A Stranger's Memory

Jenny Newman


“It is because the photographs carry no certain meaning in themselves, because they are like images in the memory of a total stranger, that they lend themselves to any use"

--Susan Sontag

Susan Sontag’s consideration of the relationship between a photograph and memory was one of the starting points for my series of photographs.  I am drawn to the idea that photographs can function not just as documents, but also as something new, constructed, and somewhat abstract—as if they were from the mind of a stranger.

I find the workings of memory to be fascinating: what we remember, what we forget, how we construct memories, and how things we don’t remember essentially disappear.  Images, especially photographs, play an important role in how we remember.  They function as factual documents of our experiences, but they can also create the illusion of a memory that does not actually exist.  My photographs engage this capacity of the mind to reconstruct memories from images by reflecting an abstract sense of remembrance rather than illustrating actual memories.

To achieve this, I first find a somewhat strange (if also very ordinary) location.   These spaces are frequently composed of things humans have left behind—average things, such as plastic tubes or a bookshelf, but taken into a less identifiable context they seem odd.  Some of the locations also reflect ways in which humans have altered the natural landscape.  Using these found locations, instead of sets that I constructed myself, gives the photographs an anchor in physical reality that balances the strange and whimsical aspects of the images and allows the viewers to see commonplace elements from their world in a new way.

Secondly, I put a figure and physical text into these mysterious settings to enliven them, creating a relationship between these two elements and the space that seems both authentic and obscure.  I bring text into the image by placing wire letters that I constructed into the scene to be photographed.  The letters form phrases from psychological and philosophical books concerning memory.  The objective nature of this text creates a tension with the new circumstance created in the photograph. In this new context, the text becomes more abstract, while retaining a sense of authority based simply on its unexplained presence in the spaces.

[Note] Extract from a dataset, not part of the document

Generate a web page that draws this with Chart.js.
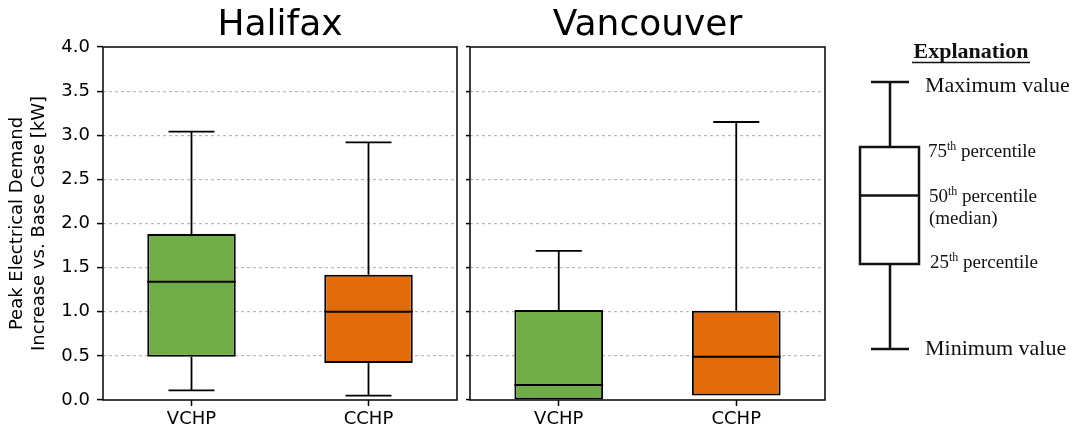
<!DOCTYPE html>
<html>
<head>
<meta charset="utf-8">
<script src="https://cdn.jsdelivr.net/npm/chart.js@4"></script>
<style>
html,body{margin:0;padding:0;background:#fff;}
#wrap{position:relative;width:1078px;height:436px;overflow:hidden;background:#fff;}
#c1{position:absolute;left:0;top:0;}
#c2{position:absolute;left:462px;top:0;}
#expl{position:absolute;left:0;top:0;pointer-events:none;}
</style>
</head>
<body>
<div id="wrap">
<canvas id="c1" width="462" height="436"></canvas>
<canvas id="c2" width="372" height="436"></canvas>
<svg id="expl" width="1078" height="436" font-family="'Liberation Serif','Times New Roman',serif" fill="#111">
  <text x="971" y="58" text-anchor="middle" font-weight="bold" font-size="22">Explanation</text>
  <line x1="912" y1="62.5" x2="1030" y2="62.5" stroke="#111" stroke-width="1.5"/>
  <g stroke="#111" stroke-width="2.5" fill="none">
    <line x1="871" y1="82" x2="909" y2="82"/>
    <line x1="890" y1="82" x2="890" y2="147"/>
    <rect x="860" y="147" width="59" height="117"/>
    <line x1="860" y1="195.5" x2="919" y2="195.5"/>
    <line x1="890" y1="264" x2="890" y2="349"/>
    <line x1="871" y1="349" x2="909" y2="349"/>
  </g>
  <text x="925" y="92" font-size="22">Maximum value</text>
  <text x="928" y="157" font-size="19">75<tspan font-size="12" dy="-7">th</tspan><tspan dy="7"> percentile</tspan></text>
  <text x="929" y="202" font-size="19">50<tspan font-size="12" dy="-7">th</tspan><tspan dy="7"> percentile</tspan></text>
  <text x="929" y="224" font-size="19">(median)</text>
  <text x="930" y="268" font-size="19">25<tspan font-size="12" dy="-7">th</tspan><tspan dy="7"> percentile</tspan></text>
  <text x="925" y="355" font-size="22">Minimum value</text>
</svg>
</div>
<script>
// ---- data ----
const categories = ['VCHP', 'CCHP'];
const panelTitles = ['Halifax', 'Vancouver'];
const yAxisLabel = ['Peak Electrical Demand', 'Increase vs. Base Case [kW]'];

const halifaxMin    = [0.11, 0.05];
const halifaxQ1     = [0.49, 0.42];
const halifaxMedian = [1.34, 1.00];
const halifaxQ3     = [1.88, 1.42];
const halifaxMax    = [3.04, 2.92];

const vancouverMin    = [0.00, 0.05];
const vancouverQ1     = [0.00, 0.05];
const vancouverMedian = [0.17, 0.49];
const vancouverQ3     = [1.02, 1.01];
const vancouverMax    = [1.69, 3.15];

const yMin = 0, yMax = 4, yStep = 0.5;
const boxColors = ['#70ad47', '#e36c0a'];

Chart.defaults.font.family = "'DejaVu Sans', sans-serif";
Chart.defaults.color = '#000';

function makeBoxPlugin(mins, q1s, meds, q3s, maxs) {
  return {
    id: 'boxWhiskers',
    afterDatasetsDraw(chart) {
      const ctx = chart.ctx;
      const y = chart.scales.y;
      const meta = chart.getDatasetMeta(0);
      ctx.save();
      ctx.strokeStyle = '#000';
      meta.data.forEach((bar, i) => {
        const cx = bar.x;
        const half = bar.width / 2;
        const cap = bar.width * 0.26;
        const pMin = y.getPixelForValue(mins[i]);
        const pQ1 = y.getPixelForValue(q1s[i]);
        const pMed = y.getPixelForValue(meds[i]);
        const pQ3 = y.getPixelForValue(q3s[i]);
        const pMax = y.getPixelForValue(maxs[i]);
        ctx.lineWidth = 1.8;
        ctx.beginPath();
        ctx.moveTo(cx, pQ3); ctx.lineTo(cx, pMax);
        ctx.moveTo(cx - cap, pMax); ctx.lineTo(cx + cap, pMax);
        if (pMin - pQ1 > 0.5) {
          ctx.moveTo(cx, pQ1); ctx.lineTo(cx, pMin);
          ctx.moveTo(cx - cap, pMin); ctx.lineTo(cx + cap, pMin);
        }
        ctx.stroke();
        ctx.lineWidth = 2;
        ctx.beginPath();
        ctx.moveTo(cx - half, pMed); ctx.lineTo(cx + half, pMed);
        ctx.stroke();
      });
      ctx.restore();
    },
    afterDraw(chart) {
      const ctx = chart.ctx;
      const a = chart.chartArea;
      ctx.save();
      ctx.strokeStyle = '#111';
      ctx.lineWidth = 1.6;
      ctx.strokeRect(a.left, a.top, a.right - a.left, a.bottom - a.top);
      ctx.restore();
    }
  };
}

function makeChart(canvasId, title, q1s, q3s, mins, meds, maxs, isLeft) {
  return new Chart(document.getElementById(canvasId), {
    type: 'bar',
    data: {
      labels: categories,
      datasets: [{
        data: q1s.map((v, i) => [v, q3s[i]]),
        backgroundColor: boxColors,
        borderColor: '#000',
        borderWidth: 2,
        borderSkipped: false,
        barPercentage: 0.5,
        categoryPercentage: 1.0
      }]
    },
    options: {
      responsive: false,
      animation: false,
      devicePixelRatio: 1,
      layout: { padding: { left: 0, right: isLeft ? 5 : 9, top: 0, bottom: 0 } },
      plugins: {
        legend: { display: false },
        tooltip: { enabled: false },
        title: {
          display: true,
          text: title,
          fullSize: false,
          color: '#000',
          font: { size: 36, weight: 'normal', lineHeight: 1.2 },
          padding: { top: 3.8, bottom: 0 }
        }
      },
      scales: {
        x: {
          offset: true,
          afterFit(s) { s.height = 36; },
          grid: { display: true, drawOnChartArea: false, offset: false, tickLength: 6, tickColor: '#000', tickWidth: 1.5 },
          border: { display: false },
          ticks: { font: { size: 18 }, padding: 3, color: '#000' }
        },
        y: {
          min: yMin, max: yMax,
          afterFit(s) { s.width = isLeft ? 103 : 8; },
          ticks: {
            display: isLeft,
            stepSize: yStep,
            callback: v => Number(v).toFixed(1),
            font: { size: 18 },
            padding: 7,
            color: '#000'
          },
          grid: {
            color: c => (c.tick && (c.tick.value === yMin || c.tick.value === yMax)) ? 'rgba(0,0,0,0)' : '#b8b8b8',
            lineWidth: 1.2,
            tickColor: '#000',
            tickLength: isLeft ? 6 : 4,
            tickWidth: 1.5
          },
          border: { display: false, dash: [3, 3] },
          title: {
            display: isLeft,
            text: yAxisLabel,
            font: { size: 18, lineHeight: 1.2 },
            color: '#000',
            padding: { top: 7, bottom: 0 }
          }
        }
      }
    },
    plugins: [makeBoxPlugin(mins, q1s, meds, q3s, maxs)]
  });
}

makeChart('c1', panelTitles[0], halifaxQ1, halifaxQ3, halifaxMin, halifaxMedian, halifaxMax, true);
makeChart('c2', panelTitles[1], vancouverQ1, vancouverQ3, vancouverMin, vancouverMedian, vancouverMax, false);
</script>
</body>
</html>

Photography is an apt medium for this type of work because of its unique ability to capture reality.  Berenice Abbott claimed, while discussing the effects of pictorialism on the history of photography, that, “If a medium is representational by nature of the realistic image formed by a lens, I see no reason why we should stand on our heads to distort that function."  I want to use this realistic image, however, to capture a constructed reality and in doing so create a tension with the idea of reliable memory formation.  I chose to take black and white photographs with a Holga camera, which is less reliable and less accurate than a SLR camera, so that my images would visually reflect the idea that a camera, like memory, interprets reality.

As a series, the resulting photographs move between states of being, varying from entrapment to passivity to a sense of freedom, and sometimes existing in between.  In the process, they mediate this tension between reality and the mysterious quality of memory.